For those lucky enough to have access to Visa’s private client lounge, they get the double thrill of meeting and greeting NFL luminaries — and taking any and all of Visa’s payments technology for a test drive.
But like most of us, you will not spend the big weekend at the game — or in Visa’s hyper-exclusive lounge. More likely than not, you will be on the couch eating pizza.
And just in time for the mass mozzarella consumption festival, Domino’s Pizza is also getting into the game.
Domino’s Messenger Ordering Play
Just in time for the kick-off, Domino’s announced a major expansion of its Facebook Messenger ordering chatbot.
Going forward, users can order anything on the menu instead of just their most recent “Easy Order” — helpful for those with game guests who may not share their pizza tastes.

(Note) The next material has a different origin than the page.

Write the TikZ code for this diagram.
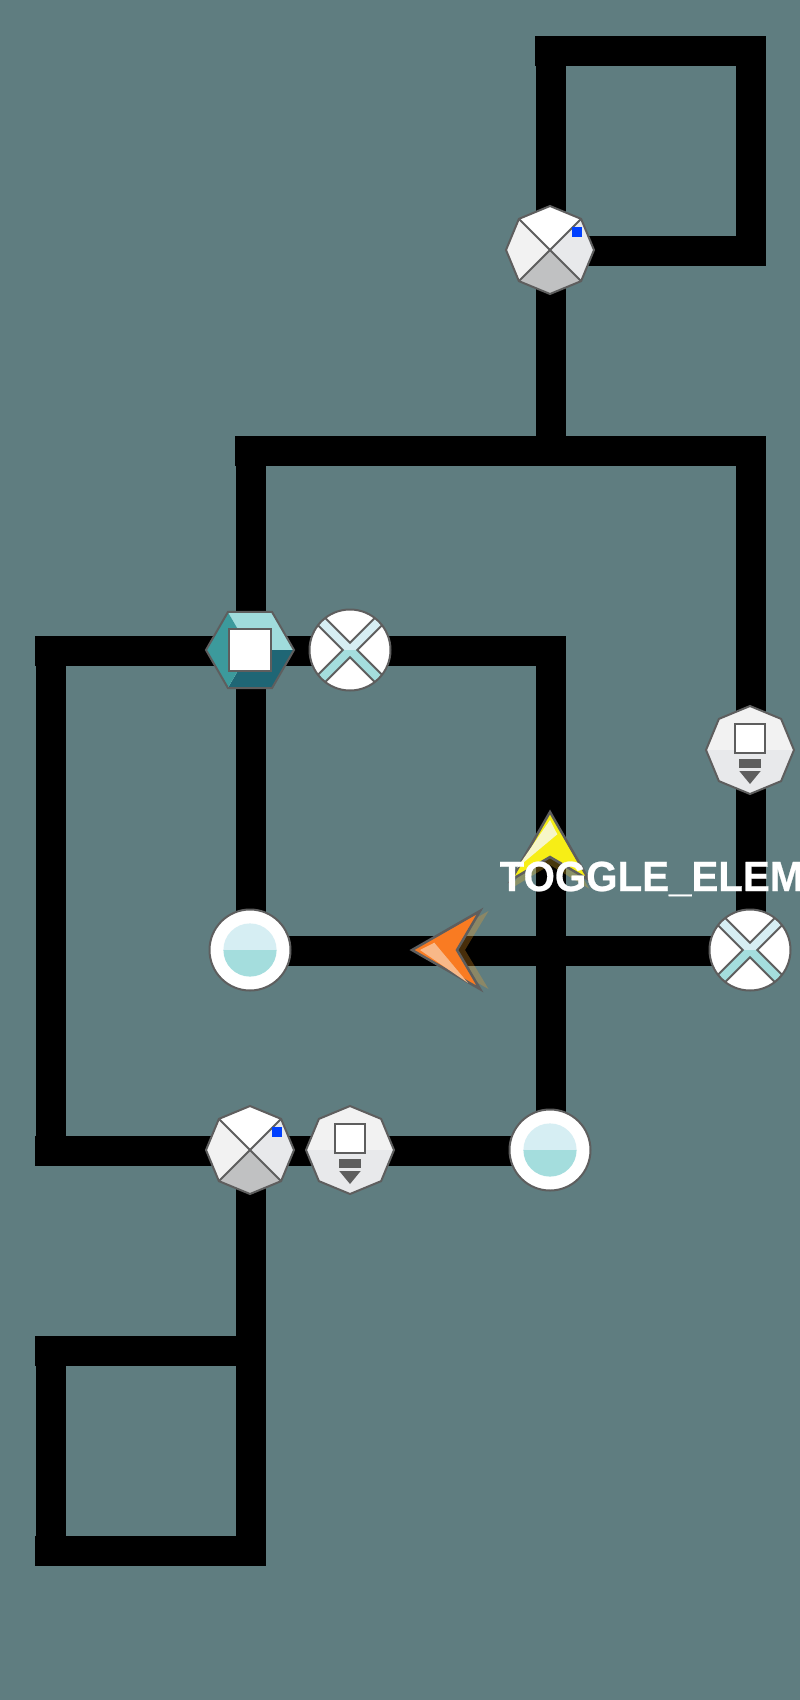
\documentclass[tikz,border=0pt]{standalone}
\usepackage{fontspec}
\setmainfont{Liberation Sans}
\newfontface\labelfont[UprightFont=* Bold, FakeStretch=0.955, FakeBold=0.6]{Liberation Sans}
\usepackage{tikz}
\usetikzlibrary{shapes.geometric, backgrounds}

\definecolor{bgteal}{HTML}{5F7D80}
\definecolor{edgegray}{HTML}{5E5E5E}
\definecolor{palecyan}{HTML}{D6EEF3}
\definecolor{midcyan}{HTML}{A4DDDD}
\definecolor{hexlight}{HTML}{A0DCDC}
\definecolor{hexmid}{HTML}{3C9A9C}
\definecolor{hexdark}{HTML}{1F6675}
\definecolor{grayone}{HTML}{F2F2F2}
\definecolor{graytwo}{HTML}{E8E9EB}
\definecolor{graythree}{HTML}{C0C1C2}
\definecolor{markerblue}{HTML}{0040FF}
\definecolor{agentyellow}{HTML}{F7EE16}
\definecolor{agentyellowpale}{HTML}{F7F6C8}
\definecolor{agentyellowshade}{HTML}{FFC828}
\definecolor{agentorange}{HTML}{F97B22}
\definecolor{agentorangepale}{HTML}{F8B888}
\definecolor{agentorangeshade}{HTML}{FFA424}

\begin{document}
\begin{tikzpicture}[
    belt/.style={line width=3mm, line cap=rect, line join=miter, draw=black},
    icon/.style={draw=edgegray, line width=0.2mm, fill=white, inner sep=0pt, outer sep=0pt},
    inner/.style={draw=edgegray, line width=0.2mm},
    local/.style={shift={(path picture bounding box.center)}, x=0.1mm, y=0.1mm},
    roundel/.style={icon, circle, minimum size=8.1mm, path picture={
        \begin{scope}[local]
            \fill[palecyan] (-26.6,0) arc (180:0:26.6) -- cycle;
            \fill[midcyan] (-26.6,0) arc (180:360:26.6) -- cycle;
        \end{scope}}},
    crossing/.style={icon, circle, minimum size=8.1mm, path picture={
        \begin{scope}[local]
            \fill[palecyan] (-7.3,0) -- (-52.3,45) -- (-45,52.3) -- (0,7.3) -- (45,52.3) -- (52.3,45) -- (7.3,0) -- cycle;
            \fill[midcyan] (-7.3,0) -- (-52.3,-45) -- (-45,-52.3) -- (0,-7.3) -- (45,-52.3) -- (52.3,-45) -- (7.3,0) -- cycle;
            \draw[inner] (-45,52.3) -- (0,7.3) -- (45,52.3);
            \draw[inner] (-45,-52.3) -- (0,-7.3) -- (45,-52.3);
            \draw[inner] (-52.3,45) -- (-7.3,0) -- (-52.3,-45);
            \draw[inner] (52.3,45) -- (7.3,0) -- (52.3,-45);
        \end{scope}}},
    junction/.style={icon, regular polygon, regular polygon sides=8, shape border rotate=22.5, minimum size=8.8mm, path picture={
        \begin{scope}[local]
            \fill[white] (0,0) -- (-50,50) -- (50,50) -- cycle;
            \fill[graytwo] (0,0) -- (50,50) -- (50,-50) -- cycle;
            \fill[grayone] (0,0) -- (-50,50) -- (-50,-50) -- cycle;
            \fill[graythree] (0,0) -- (-50,-50) -- (50,-50) -- cycle;
            \draw[inner] (-31.1,31.1) -- (31.1,-31.1);
            \draw[inner] (-31.1,-31.1) -- (31.1,31.1);
            \fill[markerblue] (21.7,13) rectangle (31.7,23);
        \end{scope}}},
    press/.style={icon, regular polygon, regular polygon sides=8, shape border rotate=22.5, minimum size=8.8mm, path picture={
        \begin{scope}[local]
            \fill[grayone] (-50,0) rectangle (50,50);
            \fill[graytwo] (-50,0) rectangle (50,-50);
            \draw[inner, fill=white] (-15,-3.3) rectangle (15,26);
            \fill[edgegray] (-10.7,-9) rectangle (10.7,-18);
            \fill[edgegray] (-10.7,-21) -- (10.7,-21) -- (0,-34) -- cycle;
        \end{scope}}},
    storage/.style={icon, regular polygon, regular polygon sides=6, minimum size=8.8mm, path picture={
        \begin{scope}[local]
            \fill[hexlight] (0,0) -- (60,0) -- (60,60) -- (-35,60) -- cycle;
            \fill[hexdark] (0,0) -- (60,0) -- (60,-60) -- (-35,-60) -- cycle;
            \fill[hexmid] (0,0) -- (-35,60) -- (-60,60) -- (-60,-60) -- (-35,-60) -- cycle;
            \draw[inner, fill=white] (-21,-21) rectangle (21,21);
        \end{scope}}},
    agent/.pic={
        \begin{scope}[x=0.1mm, y=0.1mm]
            \fill[#1shade, opacity=0.28] (0,30) -- (-39,-38.5) -- (0,-15) -- (39,-38.5) -- cycle;
            \draw[edgegray, line width=0.25mm, line join=miter, fill=#1] (0,38) -- (-39,-30) -- (0,-7) -- (39,-30) -- cycle;
            \fill[#1pale] (0,30) -- (7.3,15.7) -- (-33,-18) -- cycle;
        \end{scope}},
]

\useasboundingbox (0,0) rectangle (8,-17);

% Top loop
\node[junction] (topjunction) at (5.5,-2.5) {};
\coordinate (topleft) at (5.5,-0.5);
\coordinate (topright) at (7.5,-0.5);
\coordinate (loopright) at (7.5,-2.5);

% Upper rail
\coordinate (railmid) at (5.5,-4.5);
\coordinate (railleft) at (2.5,-4.5);
\coordinate (railright) at (7.5,-4.5);

% Middle row
\node[storage] (hexstore) at (2.5,-6.5) {};
\node[crossing] (crossone) at (3.5,-6.5) {};
\coordinate (midleft) at (0.5,-6.5);
\coordinate (midright) at (5.5,-6.5);
\node[press] (pressright) at (7.5,-7.5) {};
\node[roundel] (roundone) at (2.5,-9.5) {};
\node[crossing] (crosstwo) at (7.5,-9.5) {};

% Lower row
\node[junction] (lowjunction) at (2.5,-11.5) {};
\node[press] (pressleft) at (3.5,-11.5) {};
\node[roundel] (roundtwo) at (5.5,-11.5) {};
\coordinate (lowleft) at (0.5,-11.5);

% Bottom loop
\coordinate (loopa) at (2.5,-13.5);
\coordinate (loopb) at (0.5,-13.5);
\coordinate (loopc) at (0.5,-15.5);
\coordinate (loopd) at (2.5,-15.5);

\begin{pgfonlayer}{background}
    \fill[bgteal] (0,0) rectangle (8,-17);
    \begin{scope}[transform canvas={shift={(0.01,-0.01)}}]
        % vertical runs
        \draw[belt] (topleft) -- (railmid);
        \draw[belt] (topright) -- (loopright);
        \draw[belt] (railleft) -- (roundone.center);
        \draw[belt] (lowjunction.center) -- (loopd);
        \draw[belt] (railright) -- (crosstwo.center);
        \draw[belt] (midright) -- (roundtwo.center);
        \draw[belt] (midleft) -- (lowleft);
        \draw[belt] (loopb) -- (loopc);
        % horizontal runs
        \draw[belt] ([xshift=-0.1mm]topleft) -- (topright);
        \draw[belt] (topjunction.center) -- (loopright);
        \draw[belt] ([xshift=-0.1mm]railleft) -- (railright);
        \draw[belt] ([xshift=-0.1mm]midleft) -- (midright);
        \draw[belt] (roundone.center) -- (crosstwo.center);
        \draw[belt] ([xshift=-0.1mm]lowleft) -- (roundtwo.center);
        \draw[belt] ([xshift=-0.1mm]loopb) -- (loopa);
        \draw[belt] ([xshift=-0.1mm]loopc) -- (loopd);
    \end{scope}
\end{pgfonlayer}

% Agents
\pic[rotate=0] (yellowagent) at (5.5,-8.5) {agent={agentyellow}};
\pic[rotate=90] (orangeagent) at (4.5,-9.5) {agent={agentorange}};

\node[anchor=base west, inner sep=0pt, text=white, font=\labelfont\fontsize{12pt}{14pt}\selectfont] (togglelabel) at (4.99,-8.91) {TOGGLE\_ELEM};

\end{tikzpicture}
\end{document}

And to make sure the offer is particularly tempting, Domino’s is incentivizing customers to use the new functionality with a 20-percent-off coupon on menu-priced items ordered through Messenger.
And they picked the right day to launch: Super Bowl Sunday is the biggest pizza ordering day of the calendar year.
So what did we learn about commerce going into the game? The ads are expensive — but possibly less valuable than they used to be. Visa doesn’t need to be in San Francisco to push tech at the big game — have tech, will travel to anywhere, including Houston.
And when in doubt this weekend, you are a tap away from 20-percent-off pizza.